I woke up in the morning with my heart pounding. The details of my responsibilities for that day were whirling around in my mind making it unable to focus on any one thing. My soul felt unsettled. How was I going to get it all done today?
Emails, posting to social media, paying my mother’s bills, meeting with one of my ministry leaders for early coffee, a writing project that was overdue, studying for a Hebrew quiz, laundry, finding my desk underneath all the piles of folders, unopened mail, books, and pending projects that had been tossed on it—let alone processing it all. Out of sheer habit, I sat down with God for my morning quiet time with Him.
I read the words of Oswald Chambers:
Are you painfully disturbed just now, distracted by the waves and billows of God’s providential permission, and having, as it were, turned over the boulders of your belief, are you still finding no well of peace or joy or comfort; is all barren? Then look up and receive the undisturbedness of the Lord Jesus…Are you looking unto Jesus now, in the immediate matter that is pressing, and receiving from Him peace?…We get disturbed because we have not been considering Him. When one confers with Jesus Christ the perplexity goes, because He has no perplexity, and our only concern is to abide in Him. Lay it all out before Him and in the face of difficulty, bereavement and sorrow, hear Him say—“Let not your heart be troubled.”1
How is Chambers encouraging us to find peace in our contemporary culture of urgency?
- Recognize there will be times of feeling unsettled or distracted by overwhelming responsibilities.
And when those times come, we shouldn’t be so hard on ourselves. Chambers sounds like he’s describing his own personal experience. As the waves of “God’s providential permission” crash onto the shores of our lives, and as we seek to fulfill all of our responsibilities given to us from the hand of the Father, it’s easy to become distracted from the source of peace.
- Look up and focus on the calmness and peacefulness of Jesus continually throughout the day.
Whenever we do find ourselves in such an unsettled state of soul, it’s important for us to stop, look up at our source of strength, and take comfort in the “undisturbedness” of Jesus. In Him, there is no perplexity, there is no “undisturbedness,” there is no unsettledness. In Jesus we have clarity of mind…peace…and calm.
- Lay it all out before Jesus and hear him say, “Don’t let your heart be troubled.”
Describe the situation as it is to our Heavenly Father. What is confusing you? What is breaking your heart? What are the most pressing matters in your life? What is the most urgent responsibility that is trying to take over your soul and churn it into a frenzy? We must lay it out before God and allow the Holy Spirit to speak into our lives, “Don’t let your heart be troubled. I give you my peace.”
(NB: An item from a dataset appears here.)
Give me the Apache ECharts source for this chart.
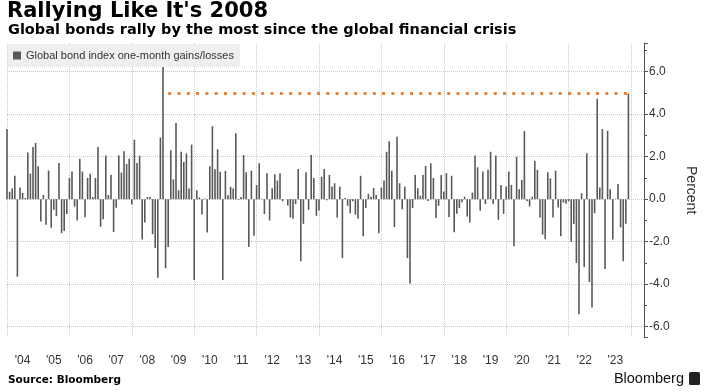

I took a deep breath that day, closed my eyes, and prayed:
“I have no peace at the moment, Jesus. I’m distracted by the waves of the Father’s providential permission—all the hours of caring for my mother, my ministry responsibilities that are falling behind, the housework that isn’t getting done, seminary assignment deadlines looming, and isn’t there something in your word about taking a Sabbath? Although not all is totally barren, still, there is no well of peace, joy, or comfort.
“It’s just getting my heart and spirit to calm down! And this happens when I sit at your feet and reflect on you, Jesus. I pray I sit in your presence and receive your peace…your calm…your undisturbedness. You have no perplexity. I pray I continually talk things over with you. As I walk through my day, give me your clarity of mind, your peace, your calm.
“What is the immediate matter that is pressing in my life? Getting it all done, and the needed focus to prioritize. I lay everything in my life before you, all the difficulties I currently face, and all my own perplexity of time. Thank you for your words, “Let not your heart be troubled.”
“Slow my heart, calm my mind, settle my soul, Lord. Take away the agitation. I am looking to you, Jesus, and receiving peace from you. Amen.”
What helps you to find peace when an urgent matter is pressing in on your soul?